Dampak bencana sudah muncul di beberapa wilayah. Rabu (22/11) lalu tidak hanya terjadi musibah longsor yang menutup jalur kereta api di Malangbong, Kabupaten Garut, Jawa Barat, tetapi juga rusaknya 661 rumah di Kabupaten Sidoarjo, Jawa Timur, akibat puting beliung.

Menurut Badan Nasional Penanggulangan Bencana, banjir bandang juga melanda 15 desa di empat kecamatan di Lombok Timur sejak Sabtu (18/11) petang. Akibatnya, 367 rumah rusak dan 2 orang meninggal.

Badan Meteorologi, Klimatologi, dan Geofisika menginformasikan, kawasan yang perlu mewaspadai cuaca ekstrem ini adalah Pulau Sumatera, Jawa, Bali, Nusa Tenggara, Sulawesi, Maluku, dan Papua. Demikian pula Kepulauan Nias dan Mentawai yang rawan gelombang tinggi di wilayah perairan barat.

Sebenarnya pergolakan cuaca biasa terjadi saat pergantian musim. Namun, semakin ke sini, pembentukan kumulus—dengan tinggi puncak 1.500-5.000 meter—semakin sering menjadi kumulonimbus dengan ketinggian hingga 18.000 meter.

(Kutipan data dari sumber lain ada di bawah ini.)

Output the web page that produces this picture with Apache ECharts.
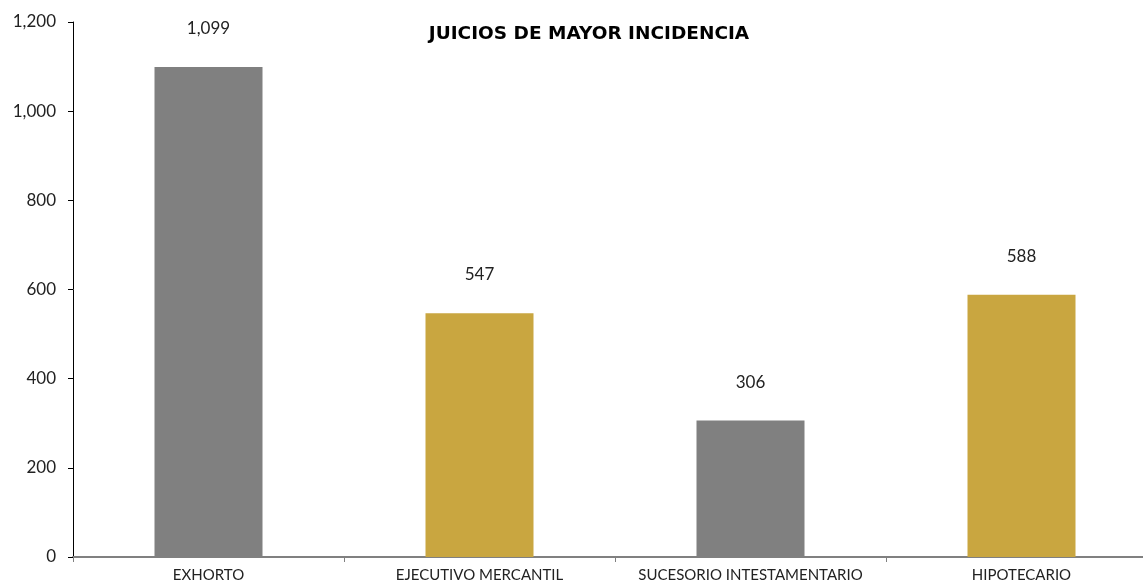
<!DOCTYPE html>
<html>
<head>
<meta charset="utf-8">
<script src="https://cdn.jsdelivr.net/npm/echarts@6/dist/echarts.min.js"></script>
<style>
  html, body { margin: 0; padding: 0; background: #fff; }
  #chart { width: 1143px; height: 587px; }
</style>
</head>
<body>
<div id="chart"></div>
<script>
const categories = ["EXHORTO", "EJECUTIVO MERCANTIL", "SUCESORIO INTESTAMENTARIO", "HIPOTECARIO"];
const values = [1099, 547, 306, 588];
const barColors = ["#808080", "#C9A640", "#808080", "#C9A640"];

const chart = echarts.init(document.getElementById("chart"));
const font = "Lato, 'DejaVu Sans', sans-serif";

chart.setOption({
  animation: false,
  title: {
    text: "JUICIOS DE MAYOR INCIDENCIA",
    left: 584,
    top: 20,
    textAlign: "center",
    textStyle: { fontFamily: "'DejaVu Sans', sans-serif", fontSize: 18.5, fontWeight: "bold", color: "#000" }
  },
  grid: { left: 73, right: -14, top: 22, bottom: 30, outerBoundsMode: "none" },
  xAxis: {
    type: "category",
    data: categories,
    axisLine: { lineStyle: { color: "#808080", width: 2 } },
    axisTick: { show: true, length: 5, lineStyle: { color: "#808080" } },
    axisLabel: { interval: 0, fontFamily: font, fontSize: 15, color: "#222", margin: 11 }
  },
  yAxis: {
    type: "value",
    min: 0,
    max: 1200,
    interval: 200,
    splitLine: { show: false },
    axisLine: { show: true, lineStyle: { color: "#000", width: 1 } },
    axisTick: { show: true, length: 5, lineStyle: { color: "#000" } },
    axisLabel: {
      fontFamily: font, fontSize: 17, color: "#222", margin: 17,
      formatter: v => v.toLocaleString("en-US")
    }
  },
  series: [{
    type: "bar",
    barWidth: 108,
    data: values.map((v, i) => ({ value: v, itemStyle: { color: barColors[i] } })),
    label: {
      show: true,
      position: "top",
      distance: 30,
      fontFamily: font,
      fontSize: 17,
      color: "#222",
      formatter: p => p.value.toLocaleString("en-US")
    }
  }]
});
</script>
</body>
</html>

Kumulus turun menjadi hujan, sedangkan kumulonimbus turun menjadi hujan lebat disertai petir dan angin kencang.

Faktor pembentuk kumulonimbus adalah pemanasan matahari. Semakin luas kawasan terbuka, semakin besar pembentukan kumulonimbus. Ironisnya, konsep pembangunan di Indonesia selama ini telah menggundulkan hutan dan mengubah lahan terbuka hijau di perkotaan menjadi lahan beton. Maka, pemanasan menjadi intensif membentuk kumulonimbus.

DKI Jakarta, misalnya, hanya memiliki 2.452 hektar ruang terbuka hijau sepanjang 2016, berarti hanya 3,7 persen dari seluruh wilayah. Angka itu jauh dari 30 persen ruang terbuka hijau seperti diamanatkan Undang-Undang Nomor 26 Tahun 2007 tentang Penataan Ruang.

Dalam konteks yang lebih besar, Indonesia kehilangan 684.000 hektar hutan per tahun akibat pembalakan liar, kebakaran hutan, dan alih fungsi lahan. Menurut Global Forest Resources Assessment, sepanjang 2010-2015, laju kehilangan hutan Indonesia nomor dua dunia.

Dengan demikian, upaya meminimalkan cuaca dan iklim ekstrem sebenarnya bisa dilakukan. Namun, seiring dengan upaya perbaikan lingkungan yang tidak gampang dan perlu waktu panjang, pemerintah wajib melakukan mitigasi bencana untuk meminimalkan dampak.